Con un delantal de plástico color azul y un gorro de esos que usan los cirujanos, doña Mirian se alista para comenzar la elaboración de esta comida típica. Así pues, va agregando poco a poco cada uno de los elementos que va necesitando y los va mesclando con mucho cuidado, como el científico que prepara su experimento. Luego, condimenta el pollo; pone a cocinar el arroz, con algo de verdura picada; lava cuidadosamente las hojas de mazorca y limpia el mesón donde se llevará a cabo la elaboración del producto; pero antes de eso, ella debe llamar a sus clientes para confirmar la cantidad de ayacos que van a querer cada uno; de esta forma sabe con exactitud cuántos debe hacer.
Una vez con todo listo, dona Mirian y sus manos mágicas comienzan a armar los ayacos. Todo parece muy fácil, viéndolo desde afuera, pero es la gran experiencia la que le permite hacerlo con tanta precisión y rapidez. Una hoja de mazorca sobre el mesón abre sus puertas, esperando la llegada de sus invitados. La primera en llegar es la mazorca, con su vestido color amarillo acompañada de un galante pernil con un traje de paño; seguidamente, llega el arroz con un traje blanco y pulcro acompañado de distintas damas que entran agarradas a cada uno de los granos de este elegante cereal. Finamente la hoja cierras las puertas, anunciando que pronto se dará inicio al gran festejo. Eso es lo que yo voy imaginando, mientras la observo preparar cada uno de los ayacos.
Doña Miriam habla todo el tiempo, parece que necesitara hacerlo para poder cocinar; per no sólo habla, sino también silva algunas canciones, que aún no he logrado entender, a las aves que tiene en el patio trasero de la casa; ella dice que son una gran compañía además de Rufo y Manchas (el perro y el gato) a los que consiente como si fueran sus hijos. Cuando le dije que quería hacer una crónica sobre cómo se hacían los ayacos me contestó que eso no me iba a quedar bien hecho, que hiciera otra cosa mejor. En el fondo yo sentía que eso era lo que menos le importaba, su gran preocupación estaba fijada en qué tan detallada quedaría mi crónica que no fuera a revelar los pequeños secretos que usa para la preparación de esta comida.

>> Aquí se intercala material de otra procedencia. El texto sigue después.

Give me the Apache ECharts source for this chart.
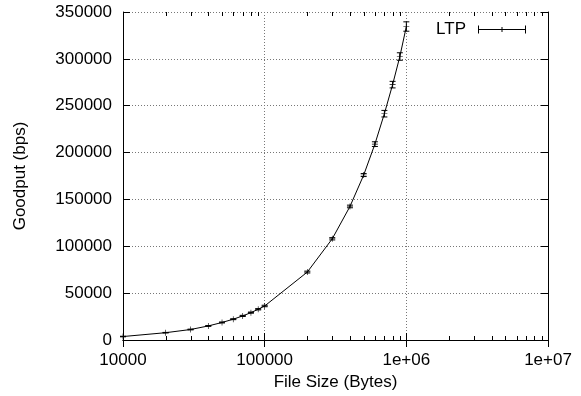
<!DOCTYPE html>
<html>
<head>
<meta charset="utf-8">
<script src="https://cdn.jsdelivr.net/npm/echarts@6/dist/echarts.min.js"></script>
<style>html,body{margin:0;padding:0;background:#fff}#c{width:581px;height:396px}</style>
</head>
<body>
<div id="c"></div>
<script>
// File sizes (bytes)
const fileSizes = [10000, 20000, 30000, 40000, 50000, 60000, 70000, 80000, 90000, 100000,
  200000, 300000, 400000, 500000, 600000, 700000, 800000, 900000, 1000000];
// Goodput (bps)
const goodput = [3700, 7800, 11200, 15000, 18700, 22200, 25700, 29200, 32800, 36300,
  72500, 108000, 142500, 176000, 209000, 241500, 272500, 302500, 334500];
// Error (+/- bps)
const goodputErr = [300, 300, 400, 400, 500, 500, 600, 600, 700, 800,
  1000, 1200, 1400, 1600, 2500, 3500, 3500, 4000, 5000];
// Axis ticks
const xTickLabels = ['10000', '100000', '1e+06', '1e+07'];
const xMinorTicks = [20000, 30000, 40000, 50000, 60000, 70000, 80000, 90000,
  200000, 300000, 400000, 500000, 600000, 700000, 800000, 900000,
  2000000, 3000000, 4000000, 5000000, 6000000, 7000000, 8000000, 9000000];
const yMin = 0, yMax = 350000, yStep = 50000;

const FONT = 'Liberation Sans';
const FS = 17;

const chart = echarts.init(document.getElementById('c'), null, {renderer: 'canvas'});

const lineData = fileSizes.map((x, i) => [x, goodput[i]]);
const errData = fileSizes.map((x, i) => [x, goodput[i], goodputErr[i]]);
const minorData = xMinorTicks.map(x => [x, 0]);

const plusPath = 'path://M0,4.5h10v1h-10z M4.5,0h1v10h-1z';
const legendIcon = 'path://M0,4.6h48v0.8h-48z M0,1h1v8h-1z M47,1h1v8h-1z M23.5,2.5h1v5h-1z';

chart.setOption({
  animation: false,
  backgroundColor: '#fff',
  textStyle: {fontFamily: FONT, color: '#000'},
  grid: {left: 123, right: 33, top: 12, bottom: 55, containLabel: false},
  legend: {
    data: ['LTP'],
    right: 50, top: 16,
    align: 'right',
    icon: legendIcon,
    itemWidth: 48, itemHeight: 10,
    itemStyle: {color: '#000', borderWidth: 0},
    textStyle: {fontFamily: FONT, fontSize: FS, color: '#000', padding: [0, 7, 0, 0]}
  },
  xAxis: [{
    type: 'log', logBase: 10, min: 10000, max: 10000000,
    position: 'bottom',
    name: 'File Size (Bytes)', nameLocation: 'middle', nameGap: 34,
    nameTextStyle: {fontFamily: FONT, fontSize: FS, color: '#000'},
    axisLine: {show: true, lineStyle: {color: '#000', width: 1}},
    axisTick: {show: true, inside: true, length: 7, lineStyle: {color: '#000'}},
    axisLabel: {
      fontFamily: FONT, fontSize: FS, color: '#000', margin: 12,
      formatter: v => xTickLabels[Math.round(Math.log10(v)) - 4]
    },
    splitLine: {show: true, lineStyle: {color: '#777', type: [1, 2], width: 1}},
    minorTick: {show: false}
  }, {
    type: 'log', logBase: 10, min: 10000, max: 10000000,
    position: 'top',
    axisLine: {show: true, lineStyle: {color: '#000', width: 1}},
    axisTick: {show: true, inside: true, length: 7, lineStyle: {color: '#000'}},
    axisLabel: {show: false},
    splitLine: {show: false}
  }],
  yAxis: [{
    type: 'value', min: yMin, max: yMax, interval: yStep,
    position: 'left',
    name: 'Goodput (bps)', nameLocation: 'middle', nameGap: 94,
    nameTextStyle: {fontFamily: FONT, fontSize: FS, color: '#000'},
    axisLine: {show: true, lineStyle: {color: '#000', width: 1}},
    axisTick: {show: true, inside: true, length: 7, lineStyle: {color: '#000'}},
    axisLabel: {fontFamily: FONT, fontSize: FS, color: '#000', margin: 11, formatter: v => String(v)},
    splitLine: {show: true, lineStyle: {color: '#777', type: [1, 2], width: 1}}
  }, {
    type: 'value', min: yMin, max: yMax, interval: yStep,
    position: 'right',
    axisLine: {show: true, lineStyle: {color: '#000', width: 1}},
    axisTick: {show: true, inside: true, length: 7, lineStyle: {color: '#000'}},
    axisLabel: {show: false},
    splitLine: {show: false}
  }],
  series: [{
    name: 'LTP',
    type: 'line',
    xAxisIndex: 0, yAxisIndex: 0,
    data: lineData,
    symbol: plusPath,
    symbolSize: 6,
    showAllSymbol: true,
    lineStyle: {color: '#000', width: 1},
    itemStyle: {color: '#000'},
    z: 5
  }, {
    name: 'LTP_err',
    type: 'custom',
    xAxisIndex: 0, yAxisIndex: 0,
    data: errData,
    encode: {x: 0, y: 1},
    renderItem: function (params, api) {
      const x = api.value(0), y = api.value(1), e = api.value(2);
      const hi = api.coord([x, y + e]);
      const lo = api.coord([x, y - e]);
      const w = 3;
      const st = {stroke: '#000', lineWidth: 1};
      return {type: 'group', children: [
        {type: 'line', shape: {x1: hi[0], y1: hi[1], x2: lo[0], y2: lo[1]}, style: st},
        {type: 'line', shape: {x1: hi[0] - w, y1: hi[1], x2: hi[0] + w, y2: hi[1]}, style: st},
        {type: 'line', shape: {x1: lo[0] - w, y1: lo[1], x2: lo[0] + w, y2: lo[1]}, style: st}
      ]};
    },
    z: 6
  }, {
    name: 'minorTicks',
    type: 'custom',
    xAxisIndex: 0, yAxisIndex: 0,
    data: minorData,
    encode: {x: 0, y: 1},
    silent: true,
    clip: false,
    renderItem: function (params, api) {
      const cs = params.coordSys;
      const p = api.coord([api.value(0), 0]);
      const xx = Math.round(p[0]) + 0.5;
      const top = cs.y, bot = cs.y + cs.height;
      const st = {stroke: '#000', lineWidth: 1};
      return {type: 'group', children: [
        {type: 'line', shape: {x1: xx, y1: bot, x2: xx, y2: bot - 4}, style: st},
        {type: 'line', shape: {x1: xx, y1: top, x2: xx, y2: top + 4}, style: st}
      ]};
    },
    z: 4
  }]
});
</script>
</body>
</html>
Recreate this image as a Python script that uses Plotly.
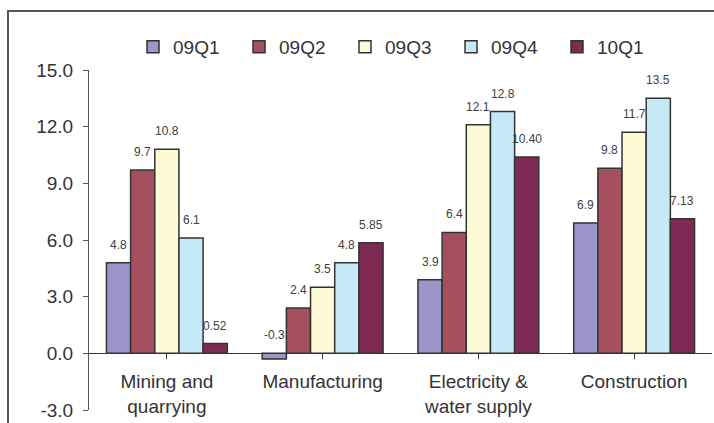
import plotly.graph_objects as go

# Industry groups (category axis) and quarterly growth figures
categories = ["Mining and<br>quarrying", "Manufacturing",
              "Electricity &<br>water supply", "Construction"]
quarters = ["09Q1", "09Q2", "09Q3", "09Q4", "10Q1"]
q09q1 = [4.8, -0.3, 3.9, 6.9]
q09q2 = [9.7, 2.4, 6.4, 9.8]
q09q3 = [10.8, 3.5, 12.1, 11.7]
q09q4 = [6.1, 4.8, 12.8, 13.5]
q10q1 = [0.52, 5.85, 10.40, 7.13]
label_formats = ["{:.1f}", "{:.1f}", "{:.1f}", "{:.1f}", "{:.2f}"]
y_ticks = [-3, 0, 3, 6, 9, 12, 15]
y_tick_labels = ["-3.0", "0.0", "3.0", "6.0", "9.0", "12.0", "15.0"]

series = [q09q1, q09q2, q09q3, q09q4, q10q1]
colors = ["#9b95c9", "#a4505f", "#fffad6", "#c6e9f8", "#7f2a55"]

W, H = 714, 423
M_L, M_R, M_T, M_B = 89, 2, 70, 13
PW, PH = W - M_L - M_R, H - M_T - M_B
BARGAP = 0.224
FONT = "Liberation Sans, Arial, sans-serif"
TXT = "#333333"


def px_to_paper_x(px):
    return (px - M_L) / PW


def px_to_paper_y(py):
    return (H - M_B - py) / PH


fig = go.Figure()
for name, vals, col in zip(quarters, series, colors):
    fig.add_trace(go.Bar(
        name=name, x=list(range(len(categories))), y=vals,
        marker=dict(color=col, line=dict(color="#333333", width=1.5)),
    ))

# Value labels above each bar (negative bars are labelled above the zero line)
n = len(series)
slot = (1 - BARGAP) / n
annotations = []
for j, (vals, fmt) in enumerate(zip(series, label_formats)):
    for i, v in enumerate(vals):
        annotations.append(dict(
            x=i + (j - (n - 1) / 2) * slot, y=max(v, 0), xref="x", yref="y",
            text=fmt.format(v), showarrow=False, yanchor="bottom",
            yshift=9, font=dict(family=FONT, size=12, color="#404040"),
        ))

fig.update_layout(
    width=W, height=H,
    margin=dict(l=M_L, r=M_R, t=M_T, b=M_B, pad=0),
    paper_bgcolor="white", plot_bgcolor="white",
    barmode="group", bargap=BARGAP, bargroupgap=0,
    font=dict(family=FONT, color=TXT, size=19),
    showlegend=True,
    legend=dict(
        orientation="h", x=px_to_paper_x(133), xanchor="left",
        y=px_to_paper_y(28), yanchor="top",
        font=dict(family=FONT, size=19, color=TXT),
        entrywidth=61, entrywidthmode="pixels",
        bgcolor="rgba(0,0,0,0)", borderwidth=0,
    ),
    xaxis=dict(
        tickmode="array", tickvals=list(range(len(categories))),
        ticktext=categories, range=[-0.5, len(categories) - 0.5],
        anchor="free", position=(0 - y_ticks[0]) / (y_ticks[-1] - y_ticks[0]),
        showline=True, linecolor="#333333", linewidth=1,
        ticks="outside", tickson="boundaries", ticklen=5,
        tickcolor="#333333", ticklabelstandoff=6,
        showgrid=False, zeroline=False,
        tickfont=dict(family=FONT, size=19, color=TXT),
    ),
    yaxis=dict(
        range=[y_ticks[0], y_ticks[-1]], tickmode="array",
        tickvals=y_ticks, ticktext=y_tick_labels,
        showline=True, linecolor="#555555", linewidth=1,
        ticks="outside", ticklen=5, tickcolor="#555555",
        ticklabelstandoff=6,
        showgrid=False, zeroline=False,
        tickfont=dict(family=FONT, size=19, color=TXT),
    ),
    annotations=annotations,
    shapes=[dict(
        type="rect", xref="paper", yref="paper", layer="above",
        x0=px_to_paper_x(8), x1=px_to_paper_x(W + 20),
        y0=px_to_paper_y(H + 20), y1=px_to_paper_y(11),
        line=dict(color="#555555", width=2), fillcolor="rgba(0,0,0,0)",
    )],
)

fig.write_html("out.html")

Los ayacos están listos, doña Mirian coge algunas tuzas y hojas de mazorca para ponerlas en e fondo de la olla como una especie de cama; una ves listo, los pone dentro de ésta, les va vertiendo agua y finalmente los tapa para dejar que se cocinen.
Dos horas más tarde, Paty, como le dicen sus amigos, baja la olla del fogón y la destapa dejando salir ese aroma especial que caracteriza esta comida “quiere uno ya o deja que se enfríe un poco” –me dice – mientras coge la lista de los ayacos que debe repartir; asimismo, alista las bolsas plásticas en las que los empacará para que puedan llegar calientes a sus clientes y listos para comer.
El día va terminando y doña Mirian se sienta a hacer cuentas, feliz por los resultados obtenidos y con la satisfacción de mantener esa tradición santandereana, agradece aquello que le enseñó un día su madre.
“Mientras yo viva seguiré haciendo mis ayaquitos” – es lo que siempre dice mi mamá.